Ajnabee (Stranger) is a Hindi-language movie about murder, Swiss mountains, couple swapping, police chases, and insurance scams – also known as a standard Friday in Bollywood. 

I must stress that you should not watch this movie. None of it makes sense. That said, it’s immensely entertaining. Maybe you can check it out. Also, there’s a certain innocence and joy in seeing older movies displaying cliches and impossible events as huge plot twists. You should definitely watch this movie.

In a scene towards the end, Bobby Deol (the good guy) is trying to guess Akshay Kumar’s (the bad guy) bank account password.

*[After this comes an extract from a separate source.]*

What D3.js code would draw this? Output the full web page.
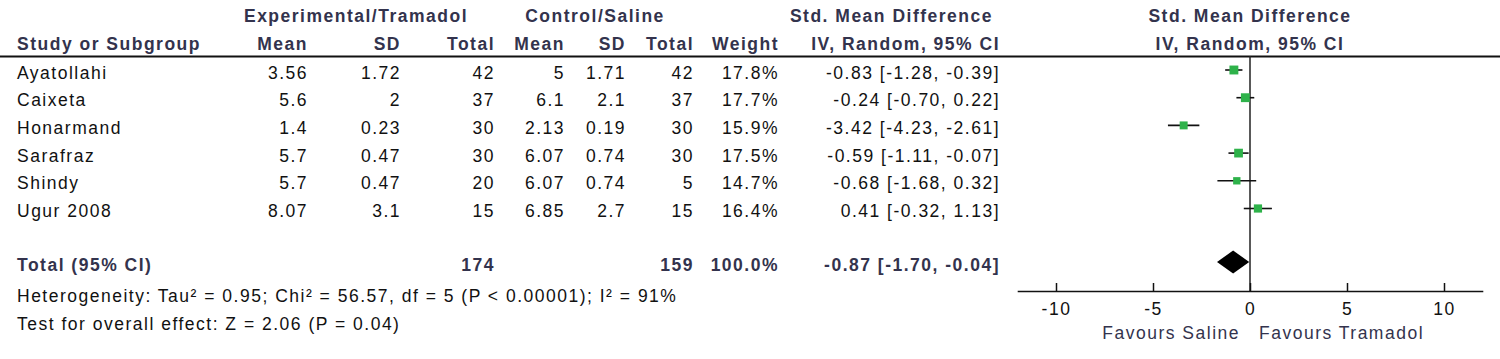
<!DOCTYPE html>
<html>
<head>
<meta charset="utf-8">
<script src="https://cdn.jsdelivr.net/npm/d3@7"></script>
<style>
  body { margin: 0; background: #fff; }
  svg text { font-family: "Liberation Sans", Arial, sans-serif; font-size: 17.5px; letter-spacing: 1.5px; }
  .hdr { font-weight: bold; fill: #33334d; }
  .tot { font-weight: bold; fill: #33334d; }
  .txt { fill: #111; }
</style>
</head>
<body>
<div id="chart"></div>
<script>
const studies = ["Ayatollahi", "Caixeta", "Honarmand", "Sarafraz", "Shindy", "Ugur 2008"];
const expMean = [3.56, 5.6, 1.4, 5.7, 5.7, 8.07];
const expSD = [1.72, 2, 0.23, 0.47, 0.47, 3.1];
const expTotal = [42, 37, 30, 30, 20, 15];
const ctrlMean = [5, 6.1, 2.13, 6.07, 6.07, 6.85];
const ctrlSD = [1.71, 2.1, 0.19, 0.74, 0.74, 2.7];
const ctrlTotal = [42, 37, 30, 30, 5, 15];
const weight = [17.8, 17.7, 15.9, 17.5, 14.7, 16.4];
const smd = [-0.83, -0.24, -3.42, -0.59, -0.68, 0.41];
const ciLow = [-1.28, -0.70, -4.23, -1.11, -1.68, -0.32];
const ciHigh = [-0.39, 0.22, -2.61, -0.07, 0.32, 1.13];

const totalExp = 174;
const totalCtrl = 159;
const totalWeight = 100.0;
const totalSmd = -0.87;
const totalLow = -1.70;
const totalHigh = -0.04;

const axisTicks = [-10, -5, 0, 5, 10];
const heterogeneity = "Heterogeneity: Tau\u00B2 = 0.95; Chi\u00B2 = 56.57, df = 5 (P < 0.00001); I\u00B2 = 91%";
const overall = "Test for overall effect: Z = 2.06 (P = 0.04)";

const width = 1500, height = 359;

const svg = d3.select("#chart").append("svg")
  .attr("width", width)
  .attr("height", height);

svg.append("rect").attr("width", width).attr("height", height).attr("fill", "#fff");

let f2 = v => v.toFixed(2);
let ciText = (m, l, h) => `${f2(m)} [${f2(l)}, ${f2(h)}]`;

// column right edges
const cols = {
  expMean: 308, expSD: 401, expTotal: 495,
  ctrlMean: 565, ctrlSD: 626, ctrlTotal: 694,
  weight: 779, ci: 1000
};

const rows = studies.map((s, i) => ({
  study: s,
  expMean: expMean[i], expSD: expSD[i], expTotal: expTotal[i],
  ctrlMean: ctrlMean[i], ctrlSD: ctrlSD[i], ctrlTotal: ctrlTotal[i],
  weight: weight[i], smd: smd[i], lo: ciLow[i], hi: ciHigh[i]
}));

// baseline of each study row
const y = d3.scalePoint()
  .domain(studies)
  .range([78.5, 217]);

// headers
const header = svg.append("g").attr("class", "hdr");
header.append("text").attr("x", 356).attr("y", 22).attr("text-anchor", "middle").text("Experimental/Tramadol");
header.append("text").attr("x", 595).attr("y", 22).attr("text-anchor", "middle").text("Control/Saline");
header.append("text").attr("x", 993).attr("y", 22).attr("text-anchor", "end").text("Std. Mean Difference");
header.append("text").attr("x", 1250).attr("y", 22).attr("text-anchor", "middle").text("Std. Mean Difference");

header.append("text").attr("x", 17).attr("y", 50).text("Study or Subgroup");
[["expMean", "Mean"], ["expSD", "SD"], ["expTotal", "Total"],
 ["ctrlMean", "Mean"], ["ctrlSD", "SD"], ["ctrlTotal", "Total"],
 ["weight", "Weight"], ["ci", "IV, Random, 95% CI"]].forEach(([k, t]) => {
  header.append("text").attr("x", cols[k]).attr("y", 50).attr("text-anchor", "end").text(t);
});
header.append("text").attr("x", 1250).attr("y", 50).attr("text-anchor", "middle").text("IV, Random, 95% CI");

svg.append("line")
  .attr("x1", 0).attr("x2", width)
  .attr("y1", 56.5).attr("y2", 56.5)
  .attr("stroke", "#111").attr("stroke-width", 2);

// study rows
const body = svg.append("g").attr("class", "txt");
const rowG = body.selectAll("g.row")
  .data(rows)
  .join("g")
  .attr("class", "row")
  .attr("transform", d => `translate(0, ${y(d.study)})`);

rowG.append("text").attr("x", 17).text(d => d.study);
["expMean", "expSD", "expTotal", "ctrlMean", "ctrlSD", "ctrlTotal"].forEach(k => {
  rowG.append("text").attr("x", cols[k]).attr("text-anchor", "end").text(d => String(d[k]));
});
rowG.append("text").attr("x", cols.weight).attr("text-anchor", "end").text(d => d.weight.toFixed(1) + "%");
rowG.append("text").attr("x", cols.ci).attr("text-anchor", "end").text(d => ciText(d.smd, d.lo, d.hi));

// total row
const totY = 270.5;
const tot = svg.append("g").attr("class", "tot");
tot.append("text").attr("x", 17).attr("y", totY).text("Total (95% CI)");
tot.append("text").attr("x", cols.expTotal).attr("y", totY).attr("text-anchor", "end").text(totalExp);
tot.append("text").attr("x", cols.ctrlTotal).attr("y", totY).attr("text-anchor", "end").text(totalCtrl);
tot.append("text").attr("x", cols.weight).attr("y", totY).attr("text-anchor", "end").text(totalWeight.toFixed(1) + "%");
tot.append("text").attr("x", cols.ci).attr("y", totY).attr("text-anchor", "end").text(ciText(totalSmd, totalLow, totalHigh));

body.append("text").attr("x", 17).attr("y", 301.5).text(heterogeneity);
body.append("text").attr("x", 17).attr("y", 330).text(overall);

// forest plot
const x = d3.scaleLinear()
  .domain([-12, 12])
  .range([1017.2, 1482.8]);

const axisY = 291;

svg.append("line")
  .attr("x1", x(0)).attr("x2", x(0))
  .attr("y1", 56).attr("y2", axisY)
  .attr("stroke", "#222").attr("stroke-width", 1.5);

const plot = svg.append("g");
plot.selectAll("line.ci")
  .data(rows)
  .join("line")
  .attr("class", "ci")
  .attr("x1", d => x(d.lo)).attr("x2", d => x(d.hi))
  .attr("y1", d => y(d.study) - 8.5).attr("y2", d => y(d.study) - 8.5)
  .attr("stroke", "#111").attr("stroke-width", 1.6);

const size = d3.scaleLinear().domain([0, 20]).range([0, 10]);
plot.selectAll("rect.sq")
  .data(rows)
  .join("rect")
  .attr("class", "sq")
  .attr("x", d => x(d.smd) - size(d.weight) / 2)
  .attr("y", d => y(d.study) - 8.5 - size(d.weight) / 2)
  .attr("width", d => size(d.weight))
  .attr("height", d => size(d.weight))
  .attr("fill", "#2eb24a");

const dy = 262;
plot.append("path")
  .attr("d", `M${x(totalLow)},${dy} L${x(totalSmd)},${dy - 11.5} L${x(totalHigh)},${dy} L${x(totalSmd)},${dy + 11.5} Z`)
  .attr("fill", "#000");

const axis = svg.append("g")
  .attr("transform", `translate(0, ${axisY})`)
  .call(d3.axisBottom(x)
    .tickValues(axisTicks)
    .tickSize(-8)
    .tickPadding(12)
    .tickSizeOuter(0)
    .tickFormat(d => String(d)));

axis.select(".domain").attr("stroke", "#111").attr("stroke-width", 1.5);
axis.selectAll(".tick line").attr("stroke", "#111").attr("stroke-width", 1.5);
axis.selectAll(".tick text")
  .attr("fill", "#111")
  .style("font-size", "17.5px")
  .attr("font-family", null);

const fav = svg.append("g").attr("class", "hdr").style("font-weight", "normal");
fav.append("text").attr("x", 1240).attr("y", 339).attr("text-anchor", "end").text("Favours Saline");
fav.append("text").attr("x", 1259).attr("y", 339).text("Favours Tramadol");
</script>
</body>
</html>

In a fun comeuppance exchange, Bobby not only throws shade at Akshay by calling him an orphan, but also immediately guesses his password as “Everything is Planned”, a phrase Akshay keeps on uttering throughout the movie.

The video below shows the scene in all its glory from 10:06 to 11:06.

Lesson Learned: While using phrases for passwords is better practice than using boilerplates or other publicly identifiable information, it’s still not a good idea if that phrase is closely associated with you. Bugs Bunny, if you are reading this, is your password “What’s Up Doc”? You can do better, Bugs.


Pop culture, whether it’s highbrow art or trash TV, holds up a mirror to the human condition and highlights things important to us throughout history. Passwords are undoubtedly a part of our history and present. I hope they are less and less a part of our future. 

Will pop culture catch up enough that I can list mentions of passkeys in pop culture in the coming years? I live in hope.